Experimental Design: Conditioned medium from human tumor cell lines, ascites fluid from tumor xenografts, and plasma samples from normal mice, as well as colorectal cancer patients, were assessed for ligand elevations using ELISA, following treatment with cetuximab (Erbitux), an anti-mouse EGFR neutralizing antibody, or a small-molecule EGFR tyrosine kinase inhibitor.
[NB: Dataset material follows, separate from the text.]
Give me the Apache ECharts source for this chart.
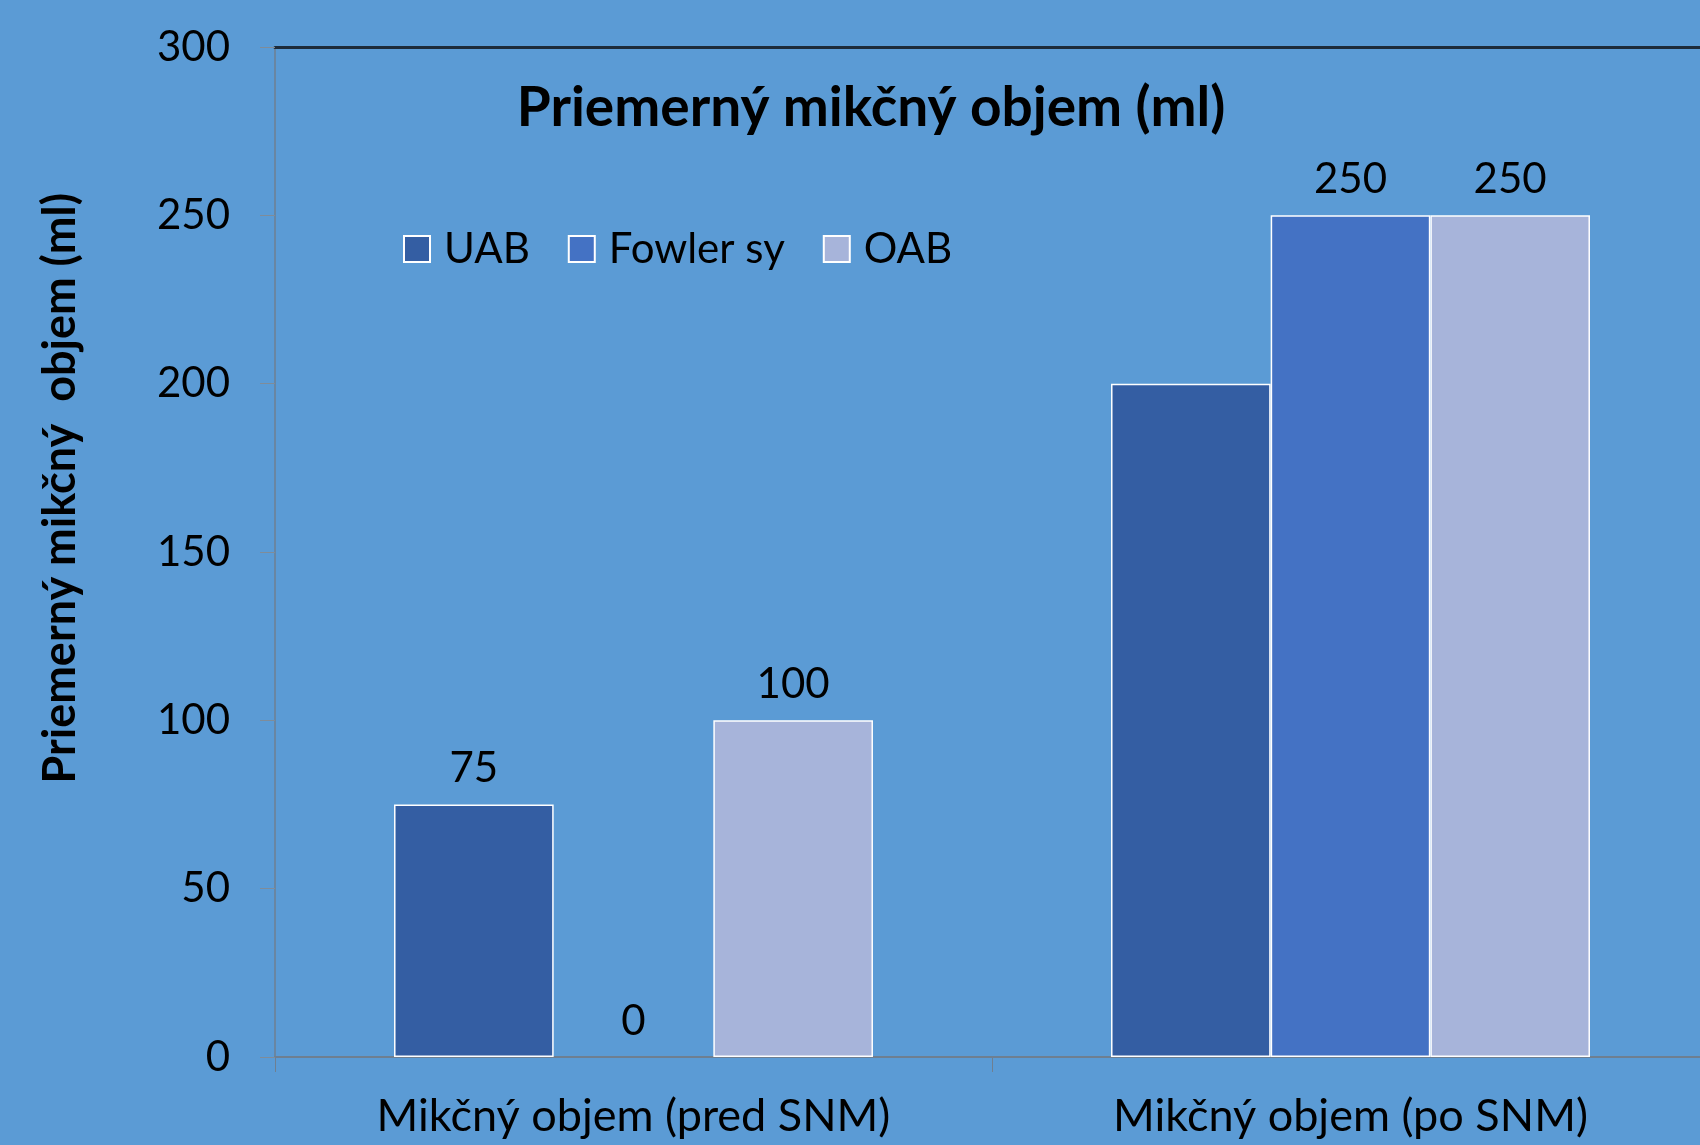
<!DOCTYPE html>
<html>
<head>
<meta charset="utf-8">
<script src="https://cdn.jsdelivr.net/npm/echarts@6/dist/echarts.min.js"></script>
<style>
html,body{margin:0;padding:0;background:#5B9BD5;overflow:hidden;width:1700px;height:1145px;}
#chart{width:1709px;height:1145px;}
</style>
</head>
<body>
<div id="chart"></div>
<script>
const categories = ['Mikčný objem (pred SNM)', 'Mikčný objem (po SNM)'];
const seriesNames = ['UAB', 'Fowler sy', 'OAB'];
const uab = [75, 200];
const fowler = [0, 250];
const oab = [100, 250];
// which value labels are printed in the reference (the 200 bar has none)
const uabLabelShown = [true, false];
const fowlerLabelShown = [true, true];
const oabLabelShown = [true, true];
const yTicks = [0, 50, 100, 150, 200, 250, 300];
const titleText = 'Priemerný mikčný objem (ml)';
const yAxisTitle = 'Priemerný mikčný  objem (ml)';

const colors = ['#345EA3', '#4472C4', '#A7B4DA'];
const FONT = 'Lato, "Open Sans", sans-serif';

const chart = echarts.init(document.getElementById('chart'), null, {renderer: 'canvas'});

function mkData(arr, shown) {
  return arr.map((v, j) => {
    const item = {value: v};
    if (v === 0) item.itemStyle = {borderWidth: 0};
    if (!shown[j]) item.label = {show: false};
    return item;
  });
}
const values = [uab, fowler, oab];
const shownLists = [uabLabelShown, fowlerLabelShown, oabLabelShown];

chart.setOption({
  backgroundColor: '#5B9BD5',
  animation: false,
  title: {
    text: titleText,
    left: 866,
    textAlign: 'center',
    top: 76,
    textStyle: {fontFamily: FONT, fontSize: 55, fontWeight: 'bold', color: '#000'}
  },
  legend: {
    left: 398,
    top: 223,
    itemWidth: 26,
    itemHeight: 26,
    itemGap: 38,
    icon: 'rect',
    data: seriesNames,
    textStyle: {fontFamily: FONT, fontSize: 42, lineHeight: 30, color: '#000', padding: [0, 0, 0, 9]}
  },
  grid: {left: 275, right: 0, top: 47, bottom: 88, containLabel: false},
  xAxis: [{
    type: 'category',
    data: categories,
    position: 'bottom',
    axisLine: {show: true, lineStyle: {color: '#6E7F91', width: 2}},
    axisTick: {show: true, length: 15, lineStyle: {color: '#6E7F91', width: 1}},
    axisLabel: {fontFamily: FONT, fontSize: 45, color: '#000', margin: 37}
  }, {
    type: 'category',
    data: categories,
    position: 'top',
    axisLine: {show: true, lineStyle: {color: '#1D2B3A', width: 3}},
    axisTick: {show: false},
    axisLabel: {show: false}
  }],
  yAxis: {
    type: 'value',
    min: yTicks[0],
    max: yTicks[yTicks.length - 1],
    interval: yTicks[1] - yTicks[0],
    axisLine: {show: true, lineStyle: {color: '#6E7F91', width: 1.5}},
    axisTick: {show: true, length: 15, lineStyle: {color: '#7F8C99', width: 1}},
    splitLine: {show: false},
    axisLabel: {fontFamily: FONT, fontSize: 42, color: '#000', margin: 45}
  },
  graphic: [{
    type: 'text',
    left: 38,
    top: 193,
    rotation: Math.PI / 2,
    style: {
      text: yAxisTitle,
      font: 'bold 45px ' + FONT,
      fill: '#000'
    }
  }],
  series: seriesNames.map((name, i) => ({
    name: name,
    type: 'bar',
    xAxisIndex: 0,
    data: mkData(values[i], shownLists[i]),
    barGap: '0%',
    barCategoryGap: '33.2%',
    itemStyle: {color: colors[i], borderColor: '#FFFFFF', borderWidth: 1.5},
    label: {
      show: true,
      position: 'top',
      distance: 15,
      fontFamily: FONT,
      fontSize: 42,
      color: '#000'
    }
  }))
});
</script>
</body>
</html>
Results: A rapid elevation in human transforming growth factor alpha (TGF-alpha) was observed in all cell lines after treatment with cetuximab, but not with small-molecule inhibitors. The elevation showed a dose-response effect and plateau that corresponded to the maximal decrease in A431 proliferation in vitro and HT29 tumor growth in vivo. The TGF-alpha increase was exacerbated by ongoing ligand production and cleavage from the plasma membrane but did not involve transcriptional up-regulation of TGF-alpha or the matrix metalloproteinase tumor necrosis factor-alpha-converting enzyme/ADAM17. Elevations in plasma TGF-alpha, amphiregulin, and epiregulin were also detected in normal mice treated with an anti-mouse EGFR monoclonal antibody, illustrating a host tissue-dependent component of this effect in vivo. Finally, circulating TGF-alpha increased in the plasma of six patients with EGFR-negative colorectal tumors during cetuximab treatment.

Conclusions: Treatment-induced increases in circulating ligands, particularly TGF-alpha, should be serially assessed in clinical trials of anti-EGFR therapeutic antibodies as potential biomarkers to aid in determination of the optimal biological dose.